I AM 100% going to buy one of the above and I think the right thing to do will be to do it sooner, rather than later. 

So, if you have or have had a 1.8T VRS, what are they like to own? What should I know? I found a half decent buyers guide on Briskoda, but I'm sure there's more to know. Should they be on 225/45/17s? Is there anything else that might get mucked about? How can I tell if the water pump has been done other than the seller telling me it was done? Does the water pump need to be changed EVERY time the cambelt is done? I understand the cambelt needs doing every 40k or 3 years - if I get one, I am likely to have it for at least 3 years, if not longer. Are there any desirable options? I am not fussed about sat nav as I would like to retrofit a double DIN DAB unit, but reversing sensors and xenons would be nice.

There are other things I'd like to know but I can't remember what they are right now!

Cheers


----------



## bigmc (Mar 22, 2010)

The 1.8T isn't the most reliable of engines, MAF, coilpacks, cracked manifolds and downpipes, N75 valves, lambda sensors, vacuum leaks, leaking recirc valves, temp senders to name just a few of the more common faults. DMFs are prone to go too as with every car that has one fitted. The newer one is a better choice if you can afford one imho (don't want to say it too much but Grizzles is quite a nice motor), I'm a big fan of the ST220 too but the tax is high iirc and you'll struggle to top 30mpg, cracking car though.


----------



## SteveTDCi (Feb 8, 2006)

We have a 1.8T Audi TT and I have the 2.0TFSi Leon Cupra, out of the two engines the 2.0 is far better and if you can afford the extra thats what i would go for. Don't discount the Leon FR either


----------



## johnnyguitar (Mar 24, 2010)

bigmc said:


> The 1.8T isn't the most reliable of engines, MAF, coilpacks, cracked manifolds and downpipes, N75 valves, lambda sensors, vacuum leaks, leaking recirc valves, temp senders to name just a few of the more common faults. DMFs are prone to go too as with every car that has one fitted. The newer one is a better choice if you can afford one imho (don't want to say it too much but Grizzles is quite a nice motor), I'm a big fan of the ST220 too but the tax is high iirc and you'll struggle to top 30mpg, cracking car though.

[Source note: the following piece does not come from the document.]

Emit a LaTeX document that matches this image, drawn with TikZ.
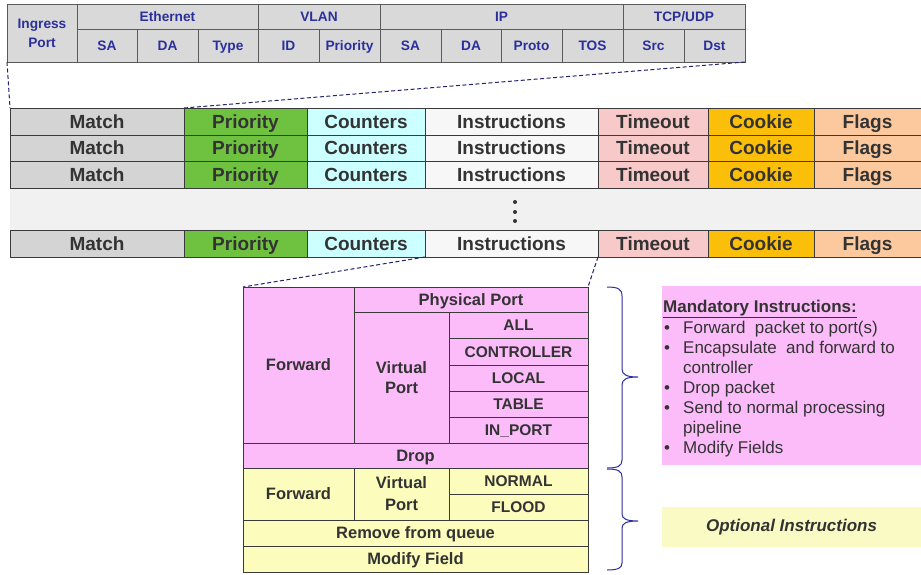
\documentclass[tikz,border=0pt]{standalone}
\usepackage{fontspec}
\setmainfont{Liberation Sans}
\definecolor{hdrgray}{HTML}{D9D9D9}
\definecolor{hdrblue}{HTML}{2B2F9C}
\definecolor{hdrline}{HTML}{5A5A5A}
\definecolor{rowline}{HTML}{3A3A3A}
\definecolor{txt}{HTML}{333333}
\definecolor{matchgray}{HTML}{D4D4D4}
\definecolor{prigreen}{HTML}{6FC23F}
\definecolor{countcyan}{HTML}{CCFFFF}
\definecolor{instrwhite}{HTML}{F7F7F7}
\definecolor{timepink}{HTML}{F8C9C9}
\definecolor{cookieor}{HTML}{FBBF0A}
\definecolor{flagsor}{HTML}{FCC99F}
\definecolor{pinkbox}{HTML}{FBBCF9}
\definecolor{yelbox}{HTML}{FCFCBC}
\definecolor{optyel}{HTML}{FAFAC4}
\definecolor{band}{HTML}{F1F1F1}
\definecolor{navy}{HTML}{22226E}
\definecolor{bracecol}{HTML}{2E2E9E}
\newcommand\cellbox[7]{%
  \node[#6, minimum width={(#4-#2)*1pt}, minimum height={(#5-#3)*1pt}] (#1) at ({(#2+#4)/2},{(#3+#5)/2}) {#7};}
\tikzset{
  hdr/.style={draw=hdrline, line width=0.8pt, fill=hdrgray, inner sep=0pt, outer sep=0pt,
    font=\fontsize{13.7}{19}\selectfont\bfseries, text=hdrblue, align=center,
    text height=9.8pt, text depth=0pt},
  rowc/.style={draw=rowline, line width=0.9pt, inner sep=0pt, outer sep=0pt,
    font=\fontsize{19}{22}\selectfont\bfseries, text=txt,
    text height=13.6pt, text depth=0pt},
  insc/.style={draw=rowline, line width=0.8pt, inner sep=0pt, outer sep=0pt,
    font=\fontsize{16.5}{20}\selectfont\bfseries, text=txt, align=center,
    text height=11.8pt, text depth=0pt},
  subc/.style={insc, font=\fontsize{15.5}{20}\selectfont\bfseries, text height=11.1pt},
  multi/.style={text height={}, text depth={}},
  conn/.style={draw=navy, line width=1pt, dash pattern=on 4pt off 2.5pt},
  bracest/.style={draw=bracecol, line width=1pt},
  mtxt/.style={inner sep=0pt, anchor=base west, font=\fontsize{17}{20}\selectfont, text=txt},
}
\begin{document}
\begin{tikzpicture}[x=1pt,y=-1pt]
\useasboundingbox[fill=white] (0,0) rectangle (921,574);
% header
\cellbox{hIng}{7}{4}{77}{62}{hdr, multi}{Ingress\\Port}
\cellbox{hEth}{77}{4}{258}{29}{hdr}{Ethernet}
\cellbox{hESA}{77}{29}{137}{62}{hdr}{SA}
\cellbox{hEDA}{137}{29}{198}{62}{hdr}{DA}
\cellbox{hEType}{198}{29}{258}{62}{hdr}{Type}
\cellbox{hVlan}{258}{4}{380}{29}{hdr}{VLAN}
\cellbox{hVID}{258}{29}{319}{62}{hdr}{ID}
\cellbox{hVPri}{319}{29}{380}{62}{hdr}{Priority}
\cellbox{hIP}{380}{4}{623}{29}{hdr}{IP}
\cellbox{hISA}{380}{29}{441}{62}{hdr}{SA}
\cellbox{hIDA}{441}{29}{501}{62}{hdr}{DA}
\cellbox{hIProto}{501}{29}{562}{62}{hdr}{Proto}
\cellbox{hITOS}{562}{29}{623}{62}{hdr}{TOS}
\cellbox{hTcp}{623}{4}{745}{29}{hdr}{TCP/UDP}
\cellbox{hSrc}{623}{29}{684}{62}{hdr}{Src}
\cellbox{hDst}{684}{29}{745}{62}{hdr}{Dst}
% band between rows
\fill[band] (10,188) rectangle (921,230);
% flow table rows
\foreach \r/\ya/\yb in {1/108/135, 2/135/161, 3/161/188, 4/230/257}{
  \cellbox{match\r}{10}{\ya}{184}{\yb}{rowc, fill=matchgray}{Match}
  \cellbox{prio\r}{184}{\ya}{307}{\yb}{rowc, fill=prigreen}{Priority}
  \cellbox{count\r}{307}{\ya}{425}{\yb}{rowc, fill=countcyan}{Counters}
  \cellbox{instr\r}{425}{\ya}{598}{\yb}{rowc, fill=instrwhite}{Instructions}
  \cellbox{time\r}{598}{\ya}{708}{\yb}{rowc, fill=timepink}{Timeout}
  \cellbox{cookie\r}{708}{\ya}{814}{\yb}{rowc, fill=cookieor}{Cookie}
  \cellbox{flags\r}{814}{\ya}{921}{\yb}{rowc, fill=flagsor}{Flags}
}
\foreach \yy in {202,212,221}{\fill[txt] (515,\yy) circle (2);}
% instruction box (mandatory, pink)
\cellbox{fwdA}{243}{287}{354}{443}{insc, fill=pinkbox}{Forward}
\cellbox{phys}{354}{287}{588}{312}{insc, fill=pinkbox}{Physical Port}
\cellbox{vpA}{354}{312}{449}{443}{insc, multi, fill=pinkbox}{Virtual\\Port}
\cellbox{vAll}{449}{312}{588}{338}{subc, fill=pinkbox}{ALL}
\cellbox{vCtl}{449}{338}{588}{365}{subc, fill=pinkbox}{CONTROLLER}
\cellbox{vLoc}{449}{365}{588}{391}{subc, fill=pinkbox}{LOCAL}
\cellbox{vTab}{449}{391}{588}{417}{subc, fill=pinkbox}{TABLE}
\cellbox{vIn}{449}{417}{588}{443}{subc, fill=pinkbox}{IN\_PORT}
\cellbox{drop}{243}{443}{588}{468}{insc, fill=pinkbox}{Drop}
% optional (yellow)
\cellbox{fwdB}{243}{468}{354}{520}{insc, fill=yelbox}{Forward}
\cellbox{vpB}{354}{468}{449}{520}{insc, multi, fill=yelbox, font=\fontsize{16.5}{22}\selectfont\bfseries}{Virtual\\Port}
\cellbox{vNorm}{449}{468}{588}{494}{subc, fill=yelbox}{NORMAL}
\cellbox{vFlood}{449}{494}{588}{520}{subc, fill=yelbox}{FLOOD}
\cellbox{remq}{243}{520}{588}{546}{insc, fill=yelbox}{Remove from queue}
\cellbox{modf}{243}{546}{588}{572}{insc, fill=yelbox}{Modify Field}
% dashed connectors
\draw[conn] (hIng.south west) -- (match1.north west);
\draw[conn] (hDst.south east) -- (prio1.north west);
\draw[conn] (count4.south east) -- (fwdA.north west);
\draw[conn] (instr4.south east) -- (phys.north east);
% braces
\draw[bracest] (607,287) .. controls (618,287) and (622,289) .. (622,296) -- (622,369)
  .. controls (622,375) and (627,377) .. (638,377)
  .. controls (627,377) and (622,379) .. (622,385) -- (622,460)
  .. controls (622,466) and (618,468) .. (607,468);
\draw[bracest] (607,469) .. controls (618,469) and (622,471) .. (622,477) -- (622,514)
  .. controls (622,519) and (627,521) .. (638,521)
  .. controls (627,521) and (622,523) .. (622,528) -- (622,563)
  .. controls (622,568) and (618,570) .. (607,570);
% mandatory box
\node[fill=pinkbox, inner sep=0pt, minimum width=259pt, minimum height=179pt] (mand) at (791.5,375.5) {};
\node[mtxt, font=\fontsize{17}{20}\selectfont\bfseries] (mtitle) at (663,312) {\underline{Mandatory Instructions:}};
\foreach \n/\yy/\t in {1/333/{Forward\ \ packet to port(s)}, 2/353/{Encapsulate\ \ and forward to}, 4/393/{Drop packet}, 5/413/{Send to normal processing}, 7/453/{Modify Fields}}{
  \node[mtxt] (mb\n) at (664,\yy) {•};
  \node[mtxt] (mi\n) at (683,\yy) {\t};
}
\node[mtxt] (mi3) at (683,373) {controller};
\node[mtxt] (mi6) at (683,433) {pipeline};
% optional box
\node[fill=optyel, inner sep=0pt, minimum width=259pt, minimum height=40pt,
  font=\fontsize{17}{20}\selectfont\bfseries\itshape, text=txt] (opt) at (791.5,527) {Optional Instructions};
\end{tikzpicture}
\end{document}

Thanks for the tips, which car did you have the 1.8T in and what problems, if any, did you have?



SteveTDCi said:


> We have a 1.8T Audi TT and I have the 2.0TFSi Leon Cupra, out of the two engines the 2.0 is far better and if you can afford the extra thats what i would go for. Don't discount the Leon FR either


Cupra R not big enough, I need the load space of the Mondeo or the Octavia really. Mondeo seems to be much bigger but the Octavia should be big enough. The right age ST comes at £260 p.a. but jumps at 05 to £450 p.a. which is just too much for me.


----------



## SteveTDCi (Feb 8, 2006)

Go for the occy then, but look for a 2.0T, you will get respectible mpg and they arn't not bad to tax.


----------



## robertdon777 (Nov 3, 2005)

Yeah try to stretch to the Octy Mk2, then you are just buying a heavily discounted MK5 Golf Gti with more interior space and a much bigger boot rather than a MK4 Golf GTi which were a bit rubbish.

saying that though there are some absolute bargains about for a MK1 VRS and to get a decent MK2 even with high mileage you will need to spend £5.5K to 6K.

I'm sure the Mk2 Octy is every bit as big as a Mondeo for interior space and the boot is bigger I think. I had a 3 series Touring before the Octy and the boot in the Skoda makes the 3 series Touring look like a glove box!

Cargiant seem to always have a few in stock at good prices, 2.0T 70K miles for £5600 - Bargain


----------



## JBirchy (Oct 9, 2010)

I've not tried the older 1.8T engine, but i have owned a Golf GTI with the 2.0TFSI engine in, and in my opinion it was fabulous to live with. Really lovely engine to drive, so easy and due to the direct injection i averaged 32mpg. I didn't drive it like a pansy either!

I reckon you'd actually get better economy from the 2.0T as opposed to the older 1.8T.


----------



## JBirchy (Oct 9, 2010)

robertdon777 said:


> Yeah try to stretch to the Octy Mk2, then you are just buying a heavily discounted MK5 Golf Gti with more interior space and a much bigger boot rather than a MK4 Golf GTi which were a bit rubbish.
> 
> saying that though there are some absolute bargains about for a MK1 VRS and to get a decent MK2 even with high mileage you will need to spend £5.5K to 6K.
> 
> ...


^^^ What he said! Great advice. The Mk5 GTI is the best car i've ever owned. :thumb:


----------



## 335dAND110XS (Dec 17, 2010)

I've driven a fair few cars with the 1.8T VAG unit and while I really don't like it very much (dull sounding, not very refined, thirsty), the Octy VRs was by far the best car using that block.


----------



## bigmc (Mar 22, 2010)

johnnyguitar said:


> Thanks for the tips, which car did you have the 1.8T in and what problems, if any, did you have?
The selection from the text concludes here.